* What to produce:
Set the listing down unchanged, minus every embedded image.

==================================================

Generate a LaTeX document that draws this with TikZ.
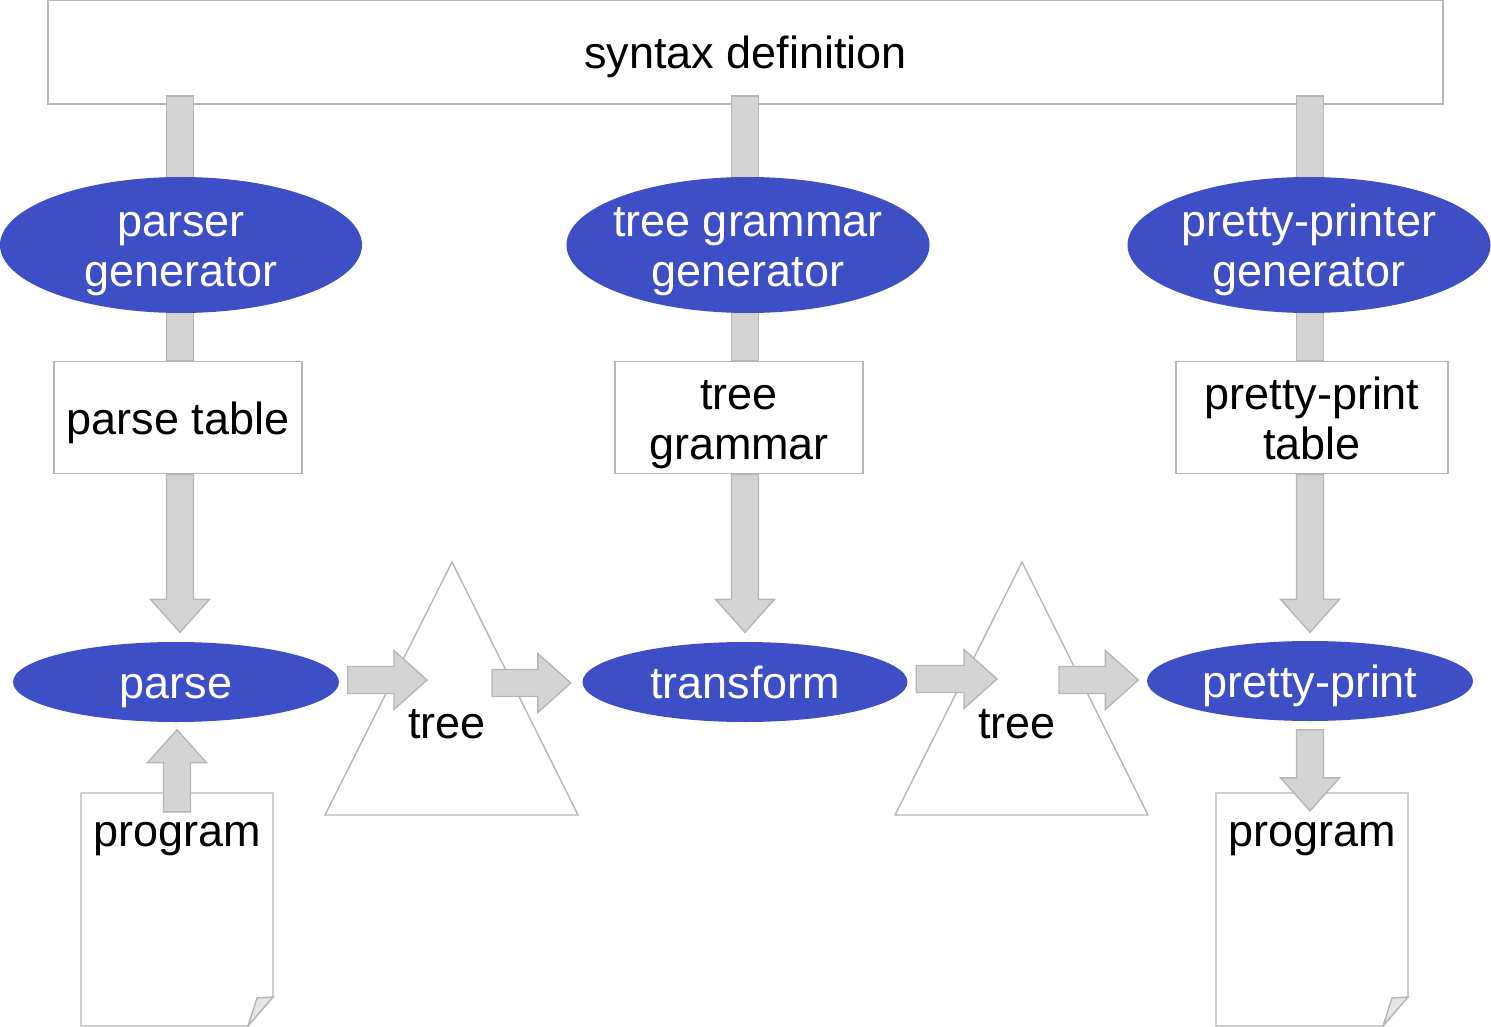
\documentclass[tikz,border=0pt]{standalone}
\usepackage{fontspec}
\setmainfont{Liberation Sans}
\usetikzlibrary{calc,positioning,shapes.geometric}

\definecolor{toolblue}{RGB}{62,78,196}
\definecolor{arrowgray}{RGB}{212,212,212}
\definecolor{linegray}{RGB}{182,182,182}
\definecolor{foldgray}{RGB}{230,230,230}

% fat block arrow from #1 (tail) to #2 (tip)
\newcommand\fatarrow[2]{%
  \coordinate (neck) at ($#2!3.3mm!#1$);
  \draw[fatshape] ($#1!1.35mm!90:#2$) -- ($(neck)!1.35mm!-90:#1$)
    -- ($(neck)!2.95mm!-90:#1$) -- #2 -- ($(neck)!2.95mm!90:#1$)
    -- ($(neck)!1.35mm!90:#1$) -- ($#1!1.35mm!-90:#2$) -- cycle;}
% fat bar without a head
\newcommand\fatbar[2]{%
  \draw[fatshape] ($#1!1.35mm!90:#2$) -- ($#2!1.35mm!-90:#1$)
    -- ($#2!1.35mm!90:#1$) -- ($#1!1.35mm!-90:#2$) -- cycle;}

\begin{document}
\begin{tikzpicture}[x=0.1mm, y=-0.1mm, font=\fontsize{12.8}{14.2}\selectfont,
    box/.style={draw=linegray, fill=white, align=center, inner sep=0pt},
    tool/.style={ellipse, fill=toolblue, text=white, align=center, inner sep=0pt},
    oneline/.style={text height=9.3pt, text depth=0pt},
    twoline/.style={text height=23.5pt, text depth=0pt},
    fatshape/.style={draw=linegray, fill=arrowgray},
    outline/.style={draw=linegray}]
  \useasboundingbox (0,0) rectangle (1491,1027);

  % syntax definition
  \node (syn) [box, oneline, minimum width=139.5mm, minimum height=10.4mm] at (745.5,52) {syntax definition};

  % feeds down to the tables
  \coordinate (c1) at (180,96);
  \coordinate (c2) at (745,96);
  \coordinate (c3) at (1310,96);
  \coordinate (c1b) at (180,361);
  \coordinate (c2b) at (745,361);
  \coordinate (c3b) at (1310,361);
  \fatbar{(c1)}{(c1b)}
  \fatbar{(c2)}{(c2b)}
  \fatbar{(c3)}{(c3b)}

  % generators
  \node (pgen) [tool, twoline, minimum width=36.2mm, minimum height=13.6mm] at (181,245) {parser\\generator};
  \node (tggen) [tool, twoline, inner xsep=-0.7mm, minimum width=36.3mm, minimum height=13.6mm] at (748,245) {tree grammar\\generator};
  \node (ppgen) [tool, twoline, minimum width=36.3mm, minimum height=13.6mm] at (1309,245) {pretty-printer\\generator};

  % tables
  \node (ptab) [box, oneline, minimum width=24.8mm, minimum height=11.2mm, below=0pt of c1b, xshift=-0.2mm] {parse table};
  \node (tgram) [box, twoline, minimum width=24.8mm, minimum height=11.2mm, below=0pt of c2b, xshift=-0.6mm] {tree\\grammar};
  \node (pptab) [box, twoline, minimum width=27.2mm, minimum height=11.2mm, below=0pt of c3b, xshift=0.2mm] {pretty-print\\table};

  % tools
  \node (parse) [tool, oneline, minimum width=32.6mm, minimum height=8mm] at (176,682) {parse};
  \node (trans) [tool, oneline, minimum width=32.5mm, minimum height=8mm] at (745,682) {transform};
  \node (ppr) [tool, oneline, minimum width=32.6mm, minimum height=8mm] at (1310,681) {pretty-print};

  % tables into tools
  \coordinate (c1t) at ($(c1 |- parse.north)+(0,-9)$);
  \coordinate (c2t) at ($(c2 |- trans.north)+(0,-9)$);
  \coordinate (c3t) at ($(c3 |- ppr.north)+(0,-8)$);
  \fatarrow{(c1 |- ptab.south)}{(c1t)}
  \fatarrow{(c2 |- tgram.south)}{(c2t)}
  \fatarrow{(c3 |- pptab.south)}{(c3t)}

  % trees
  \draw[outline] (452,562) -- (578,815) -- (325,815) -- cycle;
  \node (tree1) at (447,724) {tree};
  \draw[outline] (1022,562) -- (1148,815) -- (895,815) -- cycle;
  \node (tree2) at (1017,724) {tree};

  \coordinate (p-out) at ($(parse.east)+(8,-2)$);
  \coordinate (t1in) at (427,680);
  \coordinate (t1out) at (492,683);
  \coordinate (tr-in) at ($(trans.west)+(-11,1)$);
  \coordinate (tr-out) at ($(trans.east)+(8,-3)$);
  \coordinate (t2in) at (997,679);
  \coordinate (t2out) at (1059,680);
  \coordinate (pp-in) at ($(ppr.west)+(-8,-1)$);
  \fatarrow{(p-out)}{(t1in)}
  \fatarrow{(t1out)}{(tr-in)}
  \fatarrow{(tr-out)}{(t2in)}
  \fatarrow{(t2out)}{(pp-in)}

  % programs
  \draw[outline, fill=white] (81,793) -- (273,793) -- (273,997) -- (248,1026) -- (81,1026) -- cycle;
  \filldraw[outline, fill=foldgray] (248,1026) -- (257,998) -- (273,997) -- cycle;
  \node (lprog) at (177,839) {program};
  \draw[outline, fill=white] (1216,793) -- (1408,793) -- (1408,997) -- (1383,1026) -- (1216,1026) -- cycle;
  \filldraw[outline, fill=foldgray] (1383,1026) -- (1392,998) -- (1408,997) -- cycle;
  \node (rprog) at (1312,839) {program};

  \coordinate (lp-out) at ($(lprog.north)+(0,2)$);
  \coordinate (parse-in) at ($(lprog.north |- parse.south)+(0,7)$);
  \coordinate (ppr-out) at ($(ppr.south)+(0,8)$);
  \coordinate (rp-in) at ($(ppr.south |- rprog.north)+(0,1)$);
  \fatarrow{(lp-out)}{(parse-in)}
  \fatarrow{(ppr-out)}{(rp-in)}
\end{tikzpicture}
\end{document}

==================================================

* Correct output:
Generate a LaTeX document that draws this with TikZ.
\documentclass[tikz,border=0pt]{standalone}
\usepackage{fontspec}
\setmainfont{Liberation Sans}
\usetikzlibrary{calc,positioning,shapes.geometric}

\definecolor{toolblue}{RGB}{62,78,196}
\definecolor{arrowgray}{RGB}{212,212,212}
\definecolor{linegray}{RGB}{182,182,182}
\definecolor{foldgray}{RGB}{230,230,230}

% fat block arrow from #1 (tail) to #2 (tip)
\newcommand\fatarrow[2]{%
  \coordinate (neck) at ($#2!3.3mm!#1$);
  \draw[fatshape] ($#1!1.35mm!90:#2$) -- ($(neck)!1.35mm!-90:#1$)
    -- ($(neck)!2.95mm!-90:#1$) -- #2 -- ($(neck)!2.95mm!90:#1$)
    -- ($(neck)!1.35mm!90:#1$) -- ($#1!1.35mm!-90:#2$) -- cycle;}
% fat bar without a head
\newcommand\fatbar[2]{%
  \draw[fatshape] ($#1!1.35mm!90:#2$) -- ($#2!1.35mm!-90:#1$)
    -- ($#2!1.35mm!90:#1$) -- ($#1!1.35mm!-90:#2$) -- cycle;}

\begin{document}
\begin{tikzpicture}[x=0.1mm, y=-0.1mm, font=\fontsize{12.8}{14.2}\selectfont,
    box/.style={draw=linegray, fill=white, align=center, inner sep=0pt},
    tool/.style={ellipse, fill=toolblue, text=white, align=center, inner sep=0pt},
    oneline/.style={text height=9.3pt, text depth=0pt},
    twoline/.style={text height=23.5pt, text depth=0pt},
    fatshape/.style={draw=linegray, fill=arrowgray},
    outline/.style={draw=linegray}]
  \useasboundingbox (0,0) rectangle (1491,1027);

  % syntax definition
  \node (syn) [box, oneline, minimum width=139.5mm, minimum height=10.4mm] at (745.5,52) {syntax definition};

  % feeds down to the tables
  \coordinate (c1) at (180,96);
  \coordinate (c2) at (745,96);
  \coordinate (c3) at (1310,96);
  \coordinate (c1b) at (180,361);
  \coordinate (c2b) at (745,361);
  \coordinate (c3b) at (1310,361);
  \fatbar{(c1)}{(c1b)}
  \fatbar{(c2)}{(c2b)}
  \fatbar{(c3)}{(c3b)}

  % generators
  \node (pgen) [tool, twoline, minimum width=36.2mm, minimum height=13.6mm] at (181,245) {parser\\generator};
  \node (tggen) [tool, twoline, inner xsep=-0.7mm, minimum width=36.3mm, minimum height=13.6mm] at (748,245) {tree grammar\\generator};
  \node (ppgen) [tool, twoline, minimum width=36.3mm, minimum height=13.6mm] at (1309,245) {pretty-printer\\generator};

  % tables
  \node (ptab) [box, oneline, minimum width=24.8mm, minimum height=11.2mm, below=0pt of c1b, xshift=-0.2mm] {parse table};
  \node (tgram) [box, twoline, minimum width=24.8mm, minimum height=11.2mm, below=0pt of c2b, xshift=-0.6mm] {tree\\grammar};
  \node (pptab) [box, twoline, minimum width=27.2mm, minimum height=11.2mm, below=0pt of c3b, xshift=0.2mm] {pretty-print\\table};

  % tools
  \node (parse) [tool, oneline, minimum width=32.6mm, minimum height=8mm] at (176,682) {parse};
  \node (trans) [tool, oneline, minimum width=32.5mm, minimum height=8mm] at (745,682) {transform};
  \node (ppr) [tool, oneline, minimum width=32.6mm, minimum height=8mm] at (1310,681) {pretty-print};

  % tables into tools
  \coordinate (c1t) at ($(c1 |- parse.north)+(0,-9)$);
  \coordinate (c2t) at ($(c2 |- trans.north)+(0,-9)$);
  \coordinate (c3t) at ($(c3 |- ppr.north)+(0,-8)$);
  \fatarrow{(c1 |- ptab.south)}{(c1t)}
  \fatarrow{(c2 |- tgram.south)}{(c2t)}
  \fatarrow{(c3 |- pptab.south)}{(c3t)}

  % trees
  \draw[outline] (452,562) -- (578,815) -- (325,815) -- cycle;
  \node (tree1) at (447,724) {tree};
  \draw[outline] (1022,562) -- (1148,815) -- (895,815) -- cycle;
  \node (tree2) at (1017,724) {tree};

  \coordinate (p-out) at ($(parse.east)+(8,-2)$);
  \coordinate (t1in) at (427,680);
  \coordinate (t1out) at (492,683);
  \coordinate (tr-in) at ($(trans.west)+(-11,1)$);
  \coordinate (tr-out) at ($(trans.east)+(8,-3)$);
  \coordinate (t2in) at (997,679);
  \coordinate (t2out) at (1059,680);
  \coordinate (pp-in) at ($(ppr.west)+(-8,-1)$);
  \fatarrow{(p-out)}{(t1in)}
  \fatarrow{(t1out)}{(tr-in)}
  \fatarrow{(tr-out)}{(t2in)}
  \fatarrow{(t2out)}{(pp-in)}

  % programs
  \draw[outline, fill=white] (81,793) -- (273,793) -- (273,997) -- (248,1026) -- (81,1026) -- cycle;
  \filldraw[outline, fill=foldgray] (248,1026) -- (257,998) -- (273,997) -- cycle;
  \node (lprog) at (177,839) {program};
  \draw[outline, fill=white] (1216,793) -- (1408,793) -- (1408,997) -- (1383,1026) -- (1216,1026) -- cycle;
  \filldraw[outline, fill=foldgray] (1383,1026) -- (1392,998) -- (1408,997) -- cycle;
  \node (rprog) at (1312,839) {program};

  \coordinate (lp-out) at ($(lprog.north)+(0,2)$);
  \coordinate (parse-in) at ($(lprog.north |- parse.south)+(0,7)$);
  \coordinate (ppr-out) at ($(ppr.south)+(0,8)$);
  \coordinate (rp-in) at ($(ppr.south |- rprog.north)+(0,1)$);
  \fatarrow{(lp-out)}{(parse-in)}
  \fatarrow{(ppr-out)}{(rp-in)}
\end{tikzpicture}
\end{document}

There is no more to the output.